1.2 | Approximate Bayesian Computation demographic inference
Approximate Bayesian Computation (ABC) approaches (Beaumont, Zhang, & Balding, 2002; Tavaré, Balding, Griffiths, & Donnelly, 1997), represent a promising alternative to infer complex admixture histories from genetic data. Indeed, ABC has been successfully used previously to formally test alternative demographic scenarios hypothesized to be underlying observed genetic patterns, and to estimate, a posteriori , the parameters of the winning models, when ML methods could not operate (Boitard, Rodriguez, Jay, Mona, & Austerlitz, 2016; Fraimout et al., 2017; Verdu et al., 2009).

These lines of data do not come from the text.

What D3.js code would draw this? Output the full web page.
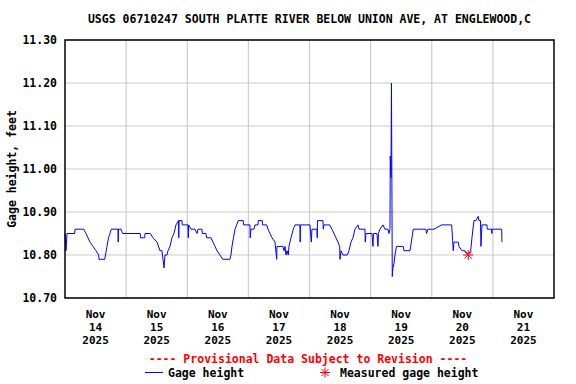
<!DOCTYPE html>
<html>
<head>
<meta charset="utf-8">
<script src="https://cdn.jsdelivr.net/npm/d3@7"></script>
<style>
  body { margin: 0; background: #fff; }
  svg text { font-family: "DejaVu Sans Mono", "Liberation Mono", monospace; font-weight: bold; font-size: 11.5px; }
</style>
</head>
<body>
<svg id="chart" width="576" height="384"></svg>
<script>
// gage height readings, hours since Nov 14 2025 00:00
const hours = [0, 0.39, 0.79, 3.81, 3.93, 7.34, 8.24, 9.03, 9.81, 10.99, 12.17, 13.23, 13.35, 15.59,
  15.9, 16.49, 17.08, 17.67, 18.18, 20.81, 20.89, 21.0, 21.99, 22.65, 29.56, 29.64, 31.29, 31.41,
  33.49, 34.55, 36.12, 37.3, 38.08, 38.47, 38.87, 39.26, 40.04, 40.44, 41.22, 42.01, 42.79, 43.58,
  44.56, 44.68, 44.76, 45.93, 46.05, 48.29, 48.41, 48.52, 49.47, 51.04, 51.82, 52.22, 53.79, 53.9,
  55.36, 55.63, 57.32, 58.1, 58.89, 59.68, 60.85, 61.91, 64.78, 65.17, 65.56, 66.15, 66.74, 67.41,
  68.04, 70.0, 70.08, 72.63, 72.71, 73.02, 74.2, 74.59, 75.77, 75.89, 77.46, 77.54, 79.19, 79.7,
  80.48, 81.27, 82.45, 83.11, 83.23, 85.58, 85.98, 86.37, 86.76, 87.16, 87.67, 87.94, 88.73, 89.63,
  90.3, 92.26, 92.34, 92.46, 96.19, 96.7, 96.97, 98.93, 99.05, 99.13, 101.29, 101.41, 101.68, 103.92,
  104.82, 105.61, 106.39, 107.18, 107.85, 107.97, 108.36, 109.14, 110.83, 111.5, 112.28, 113.07,
  113.85, 115.03, 115.42, 117.78, 117.9, 118.17, 120.53, 120.92, 121.12, 122.49, 122.88, 123.08,
  123.67, 124.85, 125.63, 126.81, 127.2, 127.6, 127.71, 127.99, 128.18, 128.5, 128.77, 129.17,
  129.56, 130.15, 132.82, 133.09, 135.45, 135.72, 136.74, 141.73, 141.92, 142.51, 144.48, 144.87,
  147.89, 151.82, 152.13, 152.45, 152.72, 153.11, 154.41, 154.68, 155.86, 157.04, 158.33, 159.28,
  159.79, 160.57, 161.36, 162.26, 162.54, 163.13, 163.32, 163.72, 165.68, 165.8, 167.52, 167.6,
  167.7, 171.45, 171.57];
const gage = [10.85, 10.81, 10.85, 10.85, 10.86, 10.86, 10.85, 10.84, 10.83, 10.82, 10.81, 10.80, 10.79, 10.79,
  10.80, 10.82, 10.84, 10.85, 10.86, 10.86, 10.83, 10.86, 10.86, 10.85, 10.85, 10.84, 10.84, 10.85,
  10.85, 10.84, 10.83, 10.81, 10.81, 10.79, 10.77, 10.80, 10.80, 10.81, 10.82, 10.84, 10.85, 10.87,
  10.88, 10.84, 10.88, 10.88, 10.87, 10.87, 10.84, 10.87, 10.86, 10.86, 10.85, 10.86, 10.86, 10.85,
  10.85, 10.84, 10.84, 10.83, 10.82, 10.81, 10.80, 10.79, 10.79, 10.80, 10.82, 10.84, 10.86, 10.87,
  10.88, 10.88, 10.87, 10.87, 10.84, 10.86, 10.86, 10.87, 10.87, 10.88, 10.88, 10.87, 10.87, 10.86,
  10.85, 10.84, 10.83, 10.79, 10.82, 10.82, 10.81, 10.82, 10.80, 10.81, 10.80, 10.82, 10.84, 10.86,
  10.87, 10.87, 10.83, 10.87, 10.87, 10.83, 10.86, 10.86, 10.84, 10.88, 10.88, 10.86, 10.87, 10.87,
  10.86, 10.85, 10.84, 10.83, 10.82, 10.79, 10.81, 10.80, 10.80, 10.81, 10.83, 10.84,
  10.86, 10.87, 10.86, 10.86, 10.83, 10.85, 10.85, 10.82, 10.85, 10.85, 10.82, 10.85,
  10.86, 10.87, 10.86, 10.86, 10.85, 10.86, 11.03, 10.98, 11.20, 10.75, 10.77, 10.78,
  10.80, 10.82, 10.82, 10.81, 10.81, 10.82, 10.86, 10.86, 10.85, 10.86, 10.86, 10.86,
  10.87, 10.87, 10.84, 10.81, 10.83, 10.83, 10.83, 10.82, 10.81, 10.81, 10.80, 10.81,
  10.84, 10.88, 10.88, 10.89, 10.88, 10.88, 10.82, 10.87, 10.87, 10.86, 10.86, 10.85,
  10.86, 10.86, 10.83];

const measuredHours = [158.33];
const measuredGage = [10.80];

const yTicks = [10.7, 10.8, 10.9, 11.0, 11.1, 11.2, 11.3];
const dayLabels = ["14", "15", "16", "17", "18", "19", "20", "21"];

const start = new Date(2025, 10, 14);
const end = new Date(2025, 10, 22);
const toDate = h => new Date(start.getTime() + h * 3600e3);

const margin = { left: 65, right: 22, top: 40, bottom: 86 };
const width = 576, height = 384;

const svg = d3.select("#chart");

const x = d3.scaleTime()
  .domain([start, end])
  .range([margin.left, width - margin.right]);

const y = d3.scaleLinear()
  .domain([10.7, 11.3])
  .range([height - margin.bottom, margin.top]);

// grid
const days = d3.timeDay.range(start, end);
svg.append("g")
  .selectAll("line")
  .data(days.slice(1))
  .join("line")
  .attr("x1", d => x(d)).attr("x2", d => x(d))
  .attr("y1", y(11.3)).attr("y2", y(10.7))
  .attr("stroke", "#cccccc").attr("stroke-width", 1.2);

svg.append("g")
  .selectAll("line")
  .data(yTicks)
  .join("line")
  .attr("x1", x.range()[0]).attr("x2", x.range()[1])
  .attr("y1", d => y(d)).attr("y2", d => y(d))
  .attr("stroke", "#cccccc").attr("stroke-width", 1.2);

// gage line
const pts = hours.map((h, i) => [toDate(h), gage[i]]);
svg.append("path")
  .datum(pts)
  .attr("d", d3.line().x(d => x(d[0])).y(d => y(d[1])))
  .attr("fill", "none")
  .attr("stroke", "#0000ff")
  .attr("stroke-width", 1);

// measured points (asterisk)
function asterisk(g, cx, cy, r) {
  for (let k = 0; k < 4; k++) {
    const a = k * Math.PI / 4;
    g.append("line")
      .attr("x1", cx - r * Math.cos(a)).attr("y1", cy - r * Math.sin(a))
      .attr("x2", cx + r * Math.cos(a)).attr("y2", cy + r * Math.sin(a))
      .attr("stroke", "#ff0000").attr("stroke-width", 1);
  }
}
const mg = svg.append("g");
measuredHours.forEach((h, i) => asterisk(mg, x(toDate(h)), y(measuredGage[i]), 5));

// frame
svg.append("rect")
  .attr("x", x.range()[0]).attr("y", y(11.3))
  .attr("width", x.range()[1] - x.range()[0])
  .attr("height", y(10.7) - y(11.3))
  .attr("fill", "none").attr("stroke", "#000").attr("stroke-width", 1.5);

// y labels
svg.append("g")
  .selectAll("text")
  .data(yTicks)
  .join("text")
  .attr("x", 57).attr("y", d => y(d) + 4)
  .attr("text-anchor", "end")
  .text(d => d3.format(".2f")(d));

svg.append("text")
  .attr("transform", `translate(16,${(y(11.3) + y(10.7)) / 2}) rotate(-90)`)
  .attr("text-anchor", "middle")
  .text("Gage height, feet");

// x labels at noon, three lines each
const xl = svg.append("g")
  .style("font-size", "11px")
  .selectAll("g")
  .data(days)
  .join("g")
  .attr("transform", d => `translate(${x(d3.timeHour.offset(d, 12))},0)`);
xl.append("text").attr("y", 318).attr("text-anchor", "middle").style("font-size", "11px").text("Nov");
xl.append("text").attr("y", 331).attr("text-anchor", "middle").style("font-size", "11px").text((d, i) => dayLabels[i]);
xl.append("text").attr("y", 344).attr("text-anchor", "middle").style("font-size", "11px").text("2025");

// title
svg.append("text")
  .attr("x", (x.range()[0] + x.range()[1]) / 2).attr("y", 23)
  .attr("text-anchor", "middle")
  .text("USGS 06710247 SOUTH PLATTE RIVER BELOW UNION AVE, AT ENGLEWOOD,C");

// legend
svg.append("text")
  .attr("x", 308).attr("y", 363)
  .attr("text-anchor", "middle")
  .attr("fill", "#ff0000")
  .text("---- Provisional Data Subject to Revision ----");

svg.append("line")
  .attr("x1", 145).attr("x2", 163).attr("y1", 372.5).attr("y2", 372.5)
  .attr("stroke", "#0000ff").attr("stroke-width", 1);
svg.append("text").attr("x", 168).attr("y", 377).text("Gage height");
asterisk(svg.append("g"), 325, 372.5, 5);
svg.append("text").attr("x", 340).attr("y", 377).text("Measured gage height");
</script>
</body>
</html>
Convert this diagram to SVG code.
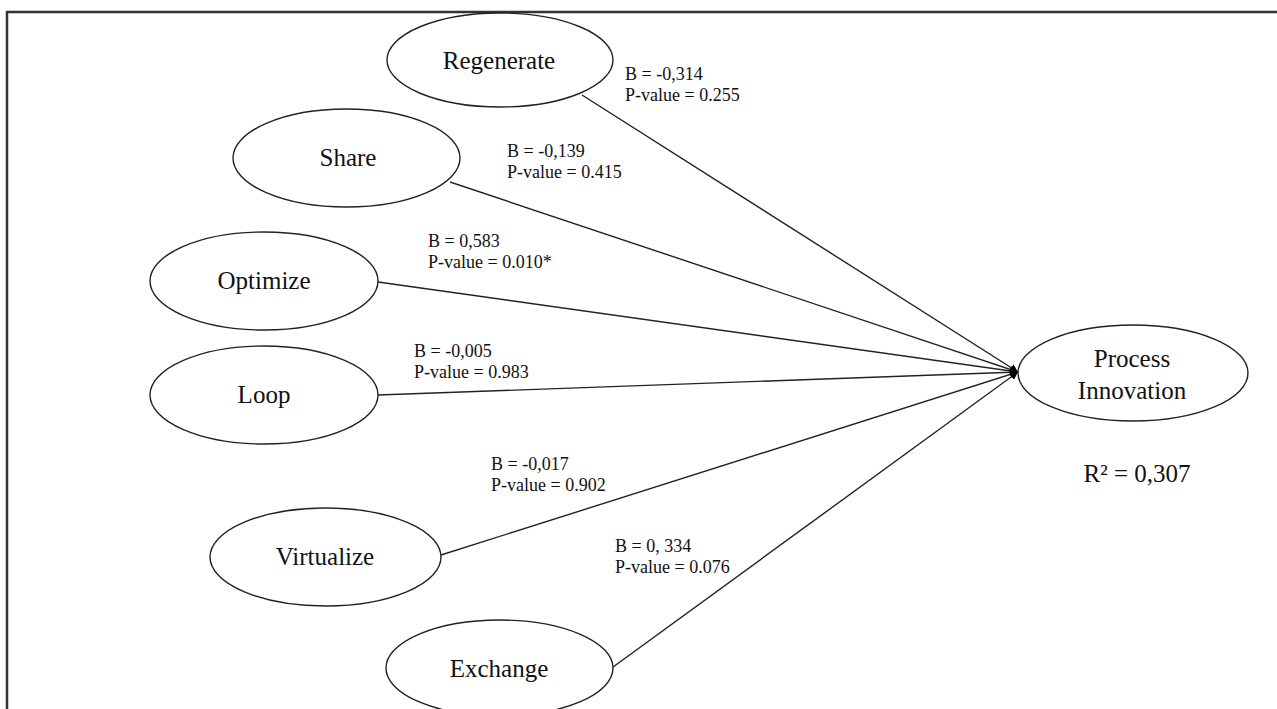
<svg xmlns="http://www.w3.org/2000/svg" width="1277" height="709" viewBox="0 0 1277 709">
<style>
.node{fill:#fff;stroke:#222;stroke-width:1.4}
.nt{font-family:"Liberation Serif","Times New Roman",serif;font-size:25px;fill:#111;text-anchor:middle}
.lb{font-family:"Liberation Serif","Times New Roman",serif;font-size:18px;fill:#111}
.edge{stroke:#222;stroke-width:1.4;fill:none}
</style>
<defs>
<marker id="arr" viewBox="0 0 10 10" refX="10" refY="5" markerWidth="8" markerHeight="8" markerUnits="userSpaceOnUse" orient="auto">
<path d="M0,0 L10,5 L0,10 z" fill="#000"/>
</marker>
</defs>
<rect width="1277" height="709" fill="#fff"/>
<path d="M7,709 V12 H1277" fill="none" stroke="#333" stroke-width="2.5"/>
<g id="connectors">
<line class="edge" x1="582" y1="95" x2="1018" y2="372" marker-end="url(#arr)"/>
<line class="edge" x1="450" y1="182" x2="1018" y2="372" marker-end="url(#arr)"/>
<line class="edge" x1="378" y1="282" x2="1018" y2="372" marker-end="url(#arr)"/>
<line class="edge" x1="378" y1="395" x2="1018" y2="372" marker-end="url(#arr)"/>
<line class="edge" x1="441" y1="555" x2="1018" y2="372" marker-end="url(#arr)"/>
<line class="edge" x1="613" y1="667" x2="1018" y2="372" marker-end="url(#arr)"/>
</g>
<g id="labels">
<text class="lb" x="625" y="80">B = -0,314</text>
<text class="lb" x="625" y="101">P-value = 0.255</text>
<text class="lb" x="507" y="157">B = -0,139</text>
<text class="lb" x="507" y="178">P-value = 0.415</text>
<text class="lb" x="428" y="247">B = 0,583</text>
<text class="lb" x="428" y="268">P-value = 0.010*</text>
<text class="lb" x="414" y="357">B = -0,005</text>
<text class="lb" x="414" y="378">P-value = 0.983</text>
<text class="lb" x="491" y="470">B = -0,017</text>
<text class="lb" x="491" y="491">P-value = 0.902</text>
<text class="lb" x="615" y="552">B = 0, 334</text>
<text class="lb" x="615" y="573">P-value = 0.076</text>
</g>
<g id="regenerate"><ellipse class="node" cx="500" cy="60" rx="113" ry="47"/><text class="nt" x="499" y="69">Regenerate</text></g>
<g id="share"><ellipse class="node" cx="346.5" cy="158" rx="113.5" ry="49"/><text class="nt" x="348" y="166">Share</text></g>
<g id="optimize"><ellipse class="node" cx="264" cy="281" rx="114" ry="49"/><text class="nt" x="264" y="289">Optimize</text></g>
<g id="loop"><ellipse class="node" cx="264" cy="395" rx="114" ry="49"/><text class="nt" x="264" y="403">Loop</text></g>
<g id="virtualize"><ellipse class="node" cx="325.5" cy="557" rx="115.5" ry="49"/><text class="nt" x="325" y="565">Virtualize</text></g>
<g id="exchange"><ellipse class="node" cx="499.5" cy="668" rx="113.5" ry="48"/><text class="nt" x="499" y="677">Exchange</text></g>
<g id="process-innovation"><ellipse class="node" cx="1133" cy="373" rx="115" ry="48"/><text class="nt" x="1132" y="367">Process</text><text class="nt" x="1132" y="399">Innovation</text></g>
<text class="nt" x="1137" y="482">R² = 0,307</text>
</svg>
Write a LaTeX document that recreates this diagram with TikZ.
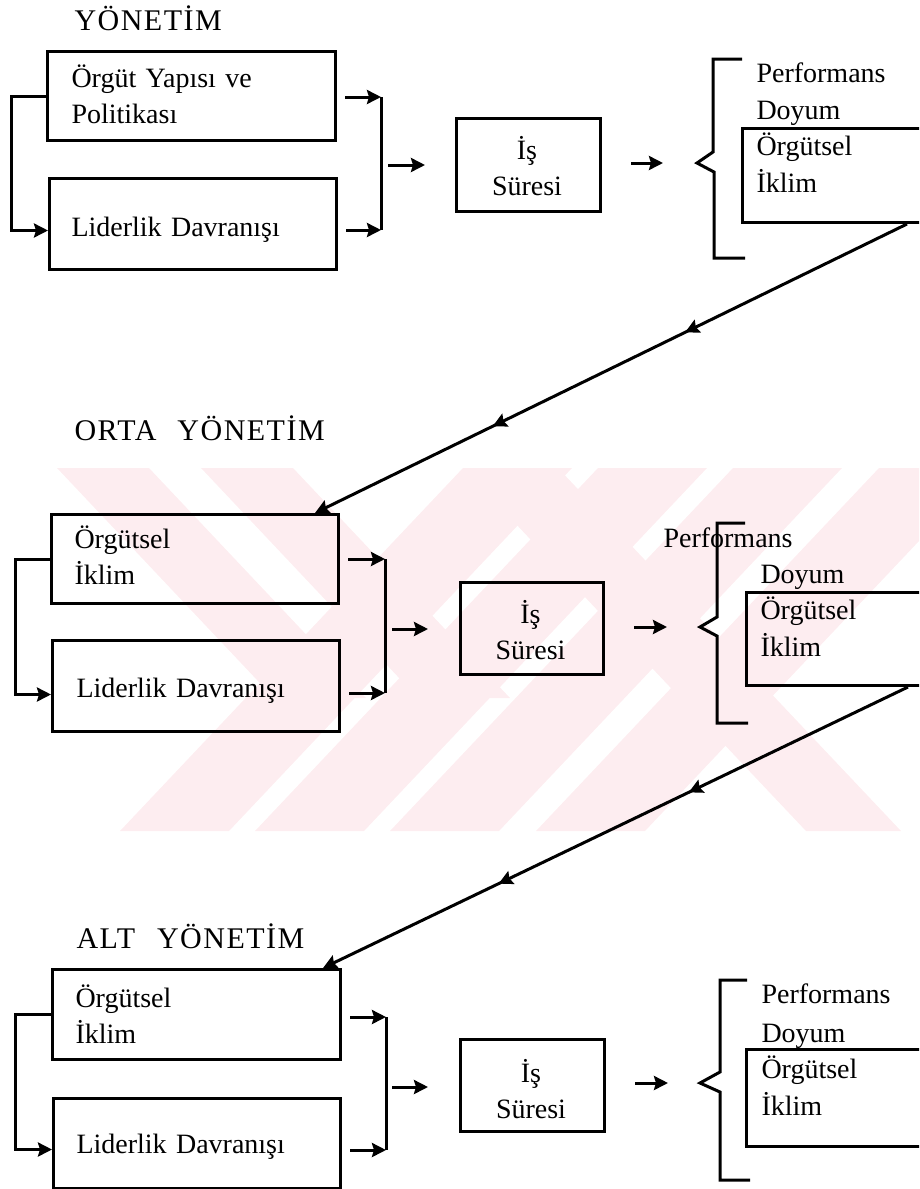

ABC model-choice and posterior-parameter estimation rely on comparing observed summary statistics to the same set of statistics calculated from simulations produced under competing demographic scenarios (Beaumont et al., 2002; Blum & François, 2010; Csilléry, François, & Blum, 2012; Pudlo et al., 2016; Sisson, Fan, & Beaumont, 2018; Wegmann, Leuenberger, & Excoffier, 2009). Each simulation, and corresponding vector of summary statistics, is produced using model-parameters drawn randomly from prior distributions explicitly specified by the user. This makes ABC a priori particularly well suited to investigate highly complex historical admixture scenarios for which likelihood functions are very often intractable, but for which genetic simulations are feasible (Gravel, 2012; Pritchard et al., 1999; Verdu & Rosenberg, 2011; Buzbas & Verdu, 2018).